2) I set the initial tokens to be the same as what the nodes held previously. 
3) The timeout is now divided into more atomic settings and you get to decided how (or if) to configure it from the default appropriately.

tldr; I did a standard upgrade and payed careful attention to the NEWS.txt upgrade notices. I did a full cluster restart and NOT a rolling upgrade. It went without a hitch.


On Tue, Sep 24, 2013 at 2:33 PM, Paulo Motta <pauloricardomg@gmail.com> wrote:
Cool, sounds fair enough. Thanks for the help, Rob!

If anyone has upgraded from 1.1.X to 1.2.X, please feel invited to share any tips on issues you're encountered that are not yet documented.

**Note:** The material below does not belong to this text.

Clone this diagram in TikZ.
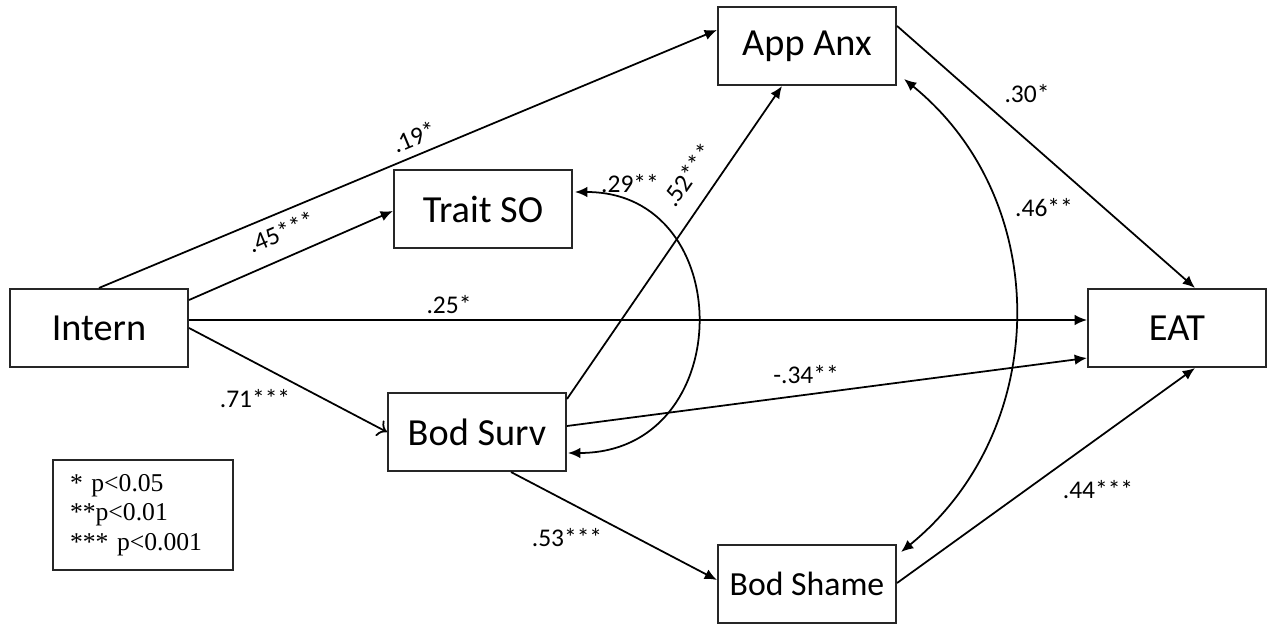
\documentclass[tikz,border=0pt]{standalone}
\usepackage{fontspec}
\setmainfont{Carlito}
\newfontfamily\legendfont{Liberation Serif}
\usetikzlibrary{arrows.meta,calc}

\begin{document}
\begin{tikzpicture}[x=0.02cm,y=-0.02cm,
  var/.style={draw=black!85, line width=1.2pt, fill=white,
    minimum width=3.56cm, minimum height=1.56cm, inner sep=0pt,
    font=\fontsize{21.8}{26}\selectfont},
  link/.style={draw, line width=1pt, -{Latex[length=7pt,width=6pt]}},
  openlink/.style={draw, line width=1pt, -{To[length=5pt,width=10pt]}},
  both/.style={draw, line width=1pt, {Latex[length=7pt,width=6pt]}-{Latex[length=7pt,width=6pt]}},
  coef/.style={inner sep=0pt, font=\fontsize{14.5}{17}\selectfont}]

% canvas
\fill[white] (0,0) rectangle (1270,624);
\useasboundingbox (0,0) rectangle (1270,624);

% variables
\node[var] (intern) at (99,328)    {Intern};
\node[var] (trait)  at (483,209)   {Trait SO};
\node[var] (appanx) at (807,46)    {App Anx};
\node[var] (surv)   at (477,432)   {Bod Surv};
\node[var, font=\fontsize{19.2}{23}\selectfont] (shame) at (807,584) {Bod Shame};
\node[var] (eat)    at (1177,328)  {EAT};

% directed paths
\draw[link] (intern.north) -- ($(appanx.west)+(0,-16)$);
\draw[link] ($(intern.east)+(0,-28)$) -- ($(trait.west)+(0,2)$);
\draw[link] ($(intern.east)+(0,-8)$) -- ($(eat.west)+(0,-8)$);
\draw[openlink] (intern.east) -- (surv.west);
\draw[link] ($(surv.north east)+(0,7)$) -- ($(appanx.south)+(-25,0)$);
\draw[link] ($(surv.east)+(0,-6)$) -- ($(eat.west)+(0,30)$);
\draw[link] ($(surv.south)+(34,0)$) -- ($(shame.west)+(0,-4)$);
\draw[link] ($(appanx.north east)+(0,20)$) -- ($(eat.north)+(18,0)$);
\draw[link] ($(shame.east)+(0,-1)$) -- ($(eat.south)+(18,0)$);

% covariances
\draw[both] ($(trait.east)+(2,-17)$)
  .. controls ($(trait.east)+(166,-17)$) and ($(surv.east)+(171,21)$)
  .. ($(surv.east)+(1,21)$);
\draw[both] ($(appanx.east)+(7,33)$)
  .. controls ($(appanx.east)+(157,155)$) and ($(shame.east)+(154,-154)$)
  .. ($(shame.east)+(4,-32)$);

% coefficients
\node[coef, rotate=22.7] (c19) at (414,137) {.19*};
\node[coef, rotate=23]   (c45) at (281,232) {.45***};
\node[coef]              (c25) at (449,305) {.25*};
\node[coef]              (c71) at (255,399) {.71***};
\node[coef, rotate=55]   (c52) at (688,175) {.52***};
\node[coef]              (c29) at (630,184) {.29**};
\node[coef]              (c34) at (806,375) {-.34**};
\node[coef]              (c53) at (567,538) {.53***};
\node[coef]              (c30) at (1027,94) {.30*};
\node[coef]              (c46) at (1044,208) {.46**};
\node[coef]              (c44) at (1098,490) {.44***};

% significance legend
\node[draw=black!85, line width=1pt, minimum width=3.6cm, minimum height=2.2cm,
  text width=2.92cm, inner xsep=0.34cm, align=left,
  font=\legendfont\fontsize{14.6}{16.7}\selectfont] (legend) at (143,515)
  {* p<0.05\\{}**p<0.01\\{}*** p<0.001};
\end{tikzpicture}
\end{document}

2013/9/24 Robert Coli <rcoli@eventbrite.com>
On Tue, Sep 24, 2013 at 1:41 PM, Paulo Motta <pauloricardomg@gmail.com> wrote:
Doesn't the probability of something going wrong increases as the gap between the versions increase? So, using this reasoning, upgrading from 1.1.10 to 1.2.6 would have less chance of something going wrong then from 1.1.10 to 1.2.9 or 1.2.10.

Sorta, but sorta not. 

Is the canonical source of concerns on upgrade. There are a few cases where upgrading to the "root" of X.Y.Z creates issues that do not exist if you upgrade to the "head" of that line. AFAIK there have been no cases where upgrading to the "head" of a line (where that line is mature, like 1.2.10) has created problems which would have been avoided by upgrading to the "root" first.
I'm hoping this reasoning is wrong and I can update directly from 1.1.10 to 1.2.10. :-)

That's what I plan to do when we move to 1.2.X, FWIW.


Paulo Ricardo

European Master in Distributed Computing
Royal Institute of Technology - KTH
Instituto Superior Técnico - IST